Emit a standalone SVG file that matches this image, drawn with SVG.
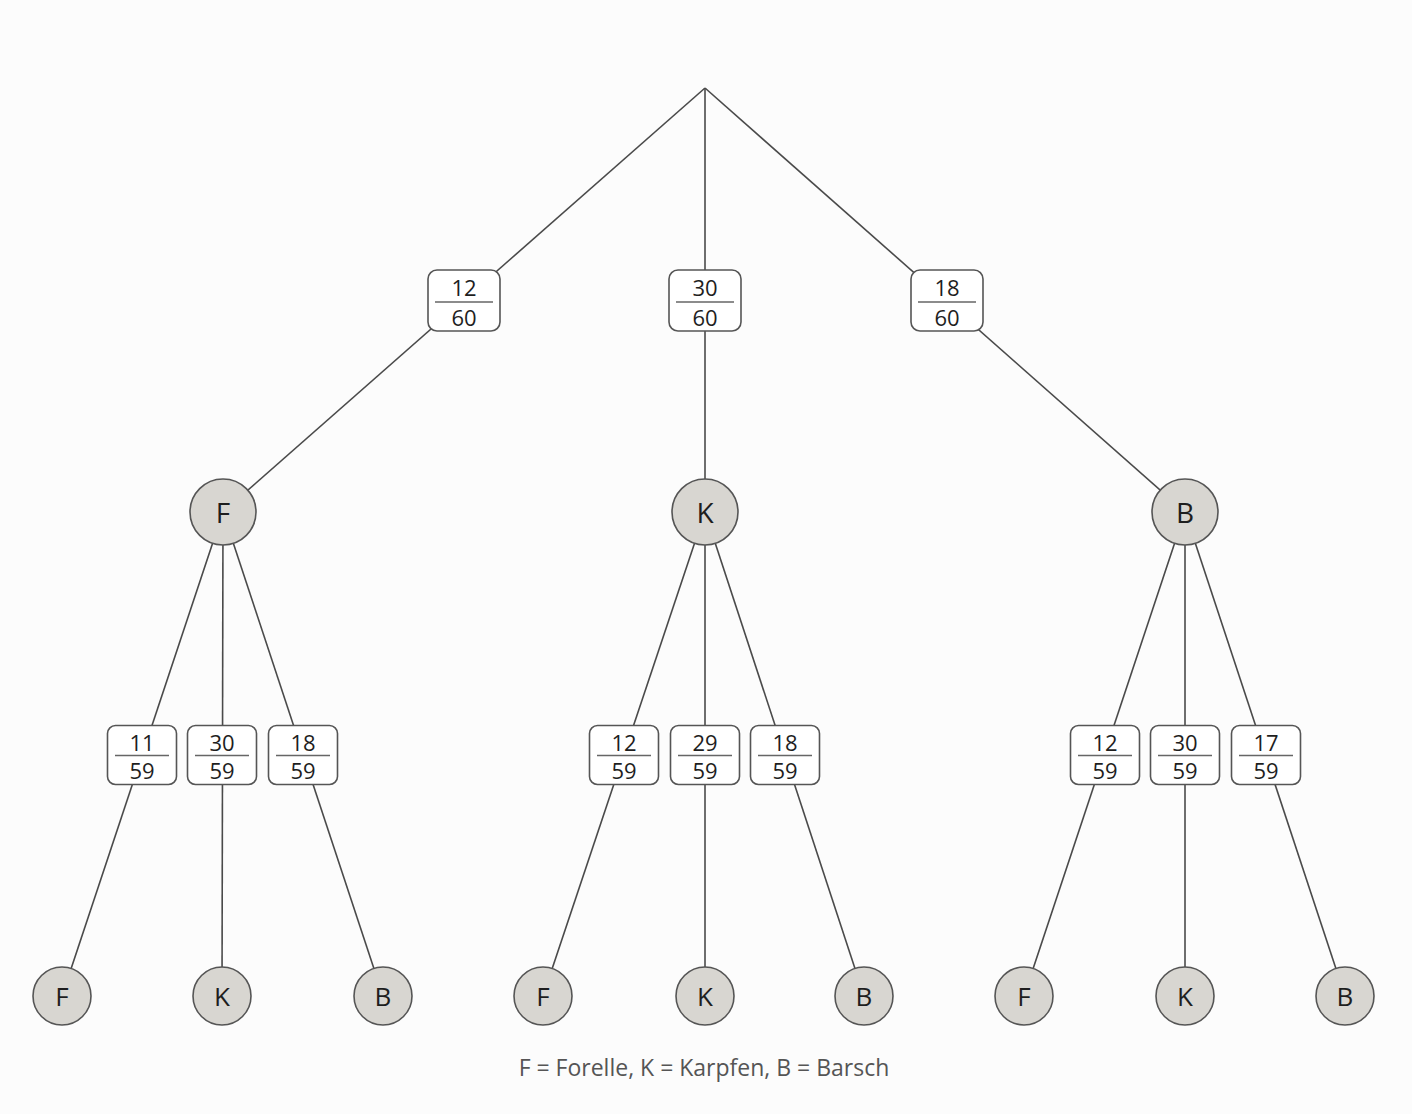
<svg xmlns="http://www.w3.org/2000/svg" width="1412" height="1114" viewBox="0 0 1412 1114">
<style>
.bg{fill:#fcfcfc}
.edge{stroke:#4a4a4a;stroke-width:1.6;fill:none}
.box{fill:#ffffff;stroke:#555;stroke-width:1.6}
.div{stroke:#666;stroke-width:1.4}
.num{font-family:"Open Sans","Noto Sans","Liberation Sans",sans-serif;font-size:22px;fill:#1e1e1e;text-anchor:middle}
.circ{fill:#d8d6d1;stroke:#555;stroke-width:1.6}
.lbl{font-family:"Open Sans","Noto Sans","Liberation Sans",sans-serif;font-size:28px;fill:#1e1e1e;text-anchor:middle}
.lbl2{font-family:"Open Sans","Noto Sans","Liberation Sans",sans-serif;font-size:26px;fill:#1e1e1e;text-anchor:middle}
.legend{font-family:"Open Sans","Noto Sans","Liberation Sans",sans-serif;font-size:23px;fill:#555;text-anchor:middle}
</style>
<defs>
<g id="tbox"><rect class="box" x="-36" y="-30.5" width="72" height="61" rx="9"/><line class="div" x1="-29" y1="1.5" x2="29" y2="1.5"/></g>
<g id="sbox"><rect class="box" x="-34.5" y="-29.5" width="69" height="59" rx="8"/><line class="div" x1="-27" y1="0.5" x2="27" y2="0.5"/></g>
</defs>
<rect class="bg" x="0" y="0" width="1412" height="1114"/>
<g id="connectors">
<line class="edge" x1="705" y1="88" x2="223" y2="512"/>
<line class="edge" x1="705" y1="88" x2="705" y2="512"/>
<line class="edge" x1="705" y1="88" x2="1185" y2="512"/>
<line class="edge" x1="223" y1="512" x2="62" y2="996"/>
<line class="edge" x1="223" y1="512" x2="222" y2="996"/>
<line class="edge" x1="223" y1="512" x2="383" y2="996"/>
<line class="edge" x1="705" y1="512" x2="543" y2="996"/>
<line class="edge" x1="705" y1="512" x2="705" y2="996"/>
<line class="edge" x1="705" y1="512" x2="864" y2="996"/>
<line class="edge" x1="1185" y1="512" x2="1024" y2="996"/>
<line class="edge" x1="1185" y1="512" x2="1185" y2="996"/>
<line class="edge" x1="1185" y1="512" x2="1345" y2="996"/>
</g>
<g id="p-F"><use href="#tbox" x="464" y="300.5"/><text class="num" x="464" y="296">12</text><text class="num" x="464" y="326">60</text></g>
<g id="p-K"><use href="#tbox" x="705" y="300.5"/><text class="num" x="705" y="296">30</text><text class="num" x="705" y="326">60</text></g>
<g id="p-B"><use href="#tbox" x="947" y="300.5"/><text class="num" x="947" y="296">18</text><text class="num" x="947" y="326">60</text></g>
<g id="n-F"><circle class="circ" cx="223" cy="512" r="33"/><text class="lbl" x="223" y="523">F</text></g>
<g id="n-K"><circle class="circ" cx="705" cy="512" r="33"/><text class="lbl" x="705" y="523">K</text></g>
<g id="n-B"><circle class="circ" cx="1185" cy="512" r="33"/><text class="lbl" x="1185" y="523">B</text></g>
<g id="p-FF"><use href="#sbox" x="142" y="755"/><text class="num" x="142" y="751">11</text><text class="num" x="142" y="779">59</text></g>
<g id="p-FK"><use href="#sbox" x="222" y="755"/><text class="num" x="222" y="751">30</text><text class="num" x="222" y="779">59</text></g>
<g id="p-FB"><use href="#sbox" x="303" y="755"/><text class="num" x="303" y="751">18</text><text class="num" x="303" y="779">59</text></g>
<g id="p-KF"><use href="#sbox" x="624" y="755"/><text class="num" x="624" y="751">12</text><text class="num" x="624" y="779">59</text></g>
<g id="p-KK"><use href="#sbox" x="705" y="755"/><text class="num" x="705" y="751">29</text><text class="num" x="705" y="779">59</text></g>
<g id="p-KB"><use href="#sbox" x="785" y="755"/><text class="num" x="785" y="751">18</text><text class="num" x="785" y="779">59</text></g>
<g id="p-BF"><use href="#sbox" x="1105" y="755"/><text class="num" x="1105" y="751">12</text><text class="num" x="1105" y="779">59</text></g>
<g id="p-BK"><use href="#sbox" x="1185" y="755"/><text class="num" x="1185" y="751">30</text><text class="num" x="1185" y="779">59</text></g>
<g id="p-BB"><use href="#sbox" x="1266" y="755"/><text class="num" x="1266" y="751">17</text><text class="num" x="1266" y="779">59</text></g>
<g id="n-FF"><circle class="circ" cx="62" cy="996" r="29"/><text class="lbl2" x="62" y="1006">F</text></g>
<g id="n-FK"><circle class="circ" cx="222" cy="996" r="29"/><text class="lbl2" x="222" y="1006">K</text></g>
<g id="n-FB"><circle class="circ" cx="383" cy="996" r="29"/><text class="lbl2" x="383" y="1006">B</text></g>
<g id="n-KF"><circle class="circ" cx="543" cy="996" r="29"/><text class="lbl2" x="543" y="1006">F</text></g>
<g id="n-KK"><circle class="circ" cx="705" cy="996" r="29"/><text class="lbl2" x="705" y="1006">K</text></g>
<g id="n-KB"><circle class="circ" cx="864" cy="996" r="29"/><text class="lbl2" x="864" y="1006">B</text></g>
<g id="n-BF"><circle class="circ" cx="1024" cy="996" r="29"/><text class="lbl2" x="1024" y="1006">F</text></g>
<g id="n-BK"><circle class="circ" cx="1185" cy="996" r="29"/><text class="lbl2" x="1185" y="1006">K</text></g>
<g id="n-BB"><circle class="circ" cx="1345" cy="996" r="29"/><text class="lbl2" x="1345" y="1006">B</text></g>
<g id="legend"><text class="legend" x="704" y="1076">F = Forelle, K = Karpfen, B = Barsch</text></g>
</svg>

WHAT IS REQUIRED ::
Restate the whole listing above exactly, except for its images.

COMPLETED EXERCISE ::
Emit a standalone SVG file that matches this image, drawn with SVG.
<svg xmlns="http://www.w3.org/2000/svg" width="1412" height="1114" viewBox="0 0 1412 1114">
<style>
.bg{fill:#fcfcfc}
.edge{stroke:#4a4a4a;stroke-width:1.6;fill:none}
.box{fill:#ffffff;stroke:#555;stroke-width:1.6}
.div{stroke:#666;stroke-width:1.4}
.num{font-family:"Open Sans","Noto Sans","Liberation Sans",sans-serif;font-size:22px;fill:#1e1e1e;text-anchor:middle}
.circ{fill:#d8d6d1;stroke:#555;stroke-width:1.6}
.lbl{font-family:"Open Sans","Noto Sans","Liberation Sans",sans-serif;font-size:28px;fill:#1e1e1e;text-anchor:middle}
.lbl2{font-family:"Open Sans","Noto Sans","Liberation Sans",sans-serif;font-size:26px;fill:#1e1e1e;text-anchor:middle}
.legend{font-family:"Open Sans","Noto Sans","Liberation Sans",sans-serif;font-size:23px;fill:#555;text-anchor:middle}
</style>
<defs>
<g id="tbox"><rect class="box" x="-36" y="-30.5" width="72" height="61" rx="9"/><line class="div" x1="-29" y1="1.5" x2="29" y2="1.5"/></g>
<g id="sbox"><rect class="box" x="-34.5" y="-29.5" width="69" height="59" rx="8"/><line class="div" x1="-27" y1="0.5" x2="27" y2="0.5"/></g>
</defs>
<rect class="bg" x="0" y="0" width="1412" height="1114"/>
<g id="connectors">
<line class="edge" x1="705" y1="88" x2="223" y2="512"/>
<line class="edge" x1="705" y1="88" x2="705" y2="512"/>
<line class="edge" x1="705" y1="88" x2="1185" y2="512"/>
<line class="edge" x1="223" y1="512" x2="62" y2="996"/>
<line class="edge" x1="223" y1="512" x2="222" y2="996"/>
<line class="edge" x1="223" y1="512" x2="383" y2="996"/>
<line class="edge" x1="705" y1="512" x2="543" y2="996"/>
<line class="edge" x1="705" y1="512" x2="705" y2="996"/>
<line class="edge" x1="705" y1="512" x2="864" y2="996"/>
<line class="edge" x1="1185" y1="512" x2="1024" y2="996"/>
<line class="edge" x1="1185" y1="512" x2="1185" y2="996"/>
<line class="edge" x1="1185" y1="512" x2="1345" y2="996"/>
</g>
<g id="p-F"><use href="#tbox" x="464" y="300.5"/><text class="num" x="464" y="296">12</text><text class="num" x="464" y="326">60</text></g>
<g id="p-K"><use href="#tbox" x="705" y="300.5"/><text class="num" x="705" y="296">30</text><text class="num" x="705" y="326">60</text></g>
<g id="p-B"><use href="#tbox" x="947" y="300.5"/><text class="num" x="947" y="296">18</text><text class="num" x="947" y="326">60</text></g>
<g id="n-F"><circle class="circ" cx="223" cy="512" r="33"/><text class="lbl" x="223" y="523">F</text></g>
<g id="n-K"><circle class="circ" cx="705" cy="512" r="33"/><text class="lbl" x="705" y="523">K</text></g>
<g id="n-B"><circle class="circ" cx="1185" cy="512" r="33"/><text class="lbl" x="1185" y="523">B</text></g>
<g id="p-FF"><use href="#sbox" x="142" y="755"/><text class="num" x="142" y="751">11</text><text class="num" x="142" y="779">59</text></g>
<g id="p-FK"><use href="#sbox" x="222" y="755"/><text class="num" x="222" y="751">30</text><text class="num" x="222" y="779">59</text></g>
<g id="p-FB"><use href="#sbox" x="303" y="755"/><text class="num" x="303" y="751">18</text><text class="num" x="303" y="779">59</text></g>
<g id="p-KF"><use href="#sbox" x="624" y="755"/><text class="num" x="624" y="751">12</text><text class="num" x="624" y="779">59</text></g>
<g id="p-KK"><use href="#sbox" x="705" y="755"/><text class="num" x="705" y="751">29</text><text class="num" x="705" y="779">59</text></g>
<g id="p-KB"><use href="#sbox" x="785" y="755"/><text class="num" x="785" y="751">18</text><text class="num" x="785" y="779">59</text></g>
<g id="p-BF"><use href="#sbox" x="1105" y="755"/><text class="num" x="1105" y="751">12</text><text class="num" x="1105" y="779">59</text></g>
<g id="p-BK"><use href="#sbox" x="1185" y="755"/><text class="num" x="1185" y="751">30</text><text class="num" x="1185" y="779">59</text></g>
<g id="p-BB"><use href="#sbox" x="1266" y="755"/><text class="num" x="1266" y="751">17</text><text class="num" x="1266" y="779">59</text></g>
<g id="n-FF"><circle class="circ" cx="62" cy="996" r="29"/><text class="lbl2" x="62" y="1006">F</text></g>
<g id="n-FK"><circle class="circ" cx="222" cy="996" r="29"/><text class="lbl2" x="222" y="1006">K</text></g>
<g id="n-FB"><circle class="circ" cx="383" cy="996" r="29"/><text class="lbl2" x="383" y="1006">B</text></g>
<g id="n-KF"><circle class="circ" cx="543" cy="996" r="29"/><text class="lbl2" x="543" y="1006">F</text></g>
<g id="n-KK"><circle class="circ" cx="705" cy="996" r="29"/><text class="lbl2" x="705" y="1006">K</text></g>
<g id="n-KB"><circle class="circ" cx="864" cy="996" r="29"/><text class="lbl2" x="864" y="1006">B</text></g>
<g id="n-BF"><circle class="circ" cx="1024" cy="996" r="29"/><text class="lbl2" x="1024" y="1006">F</text></g>
<g id="n-BK"><circle class="circ" cx="1185" cy="996" r="29"/><text class="lbl2" x="1185" y="1006">K</text></g>
<g id="n-BB"><circle class="circ" cx="1345" cy="996" r="29"/><text class="lbl2" x="1345" y="1006">B</text></g>
<g id="legend"><text class="legend" x="704" y="1076">F = Forelle, K = Karpfen, B = Barsch</text></g>
</svg>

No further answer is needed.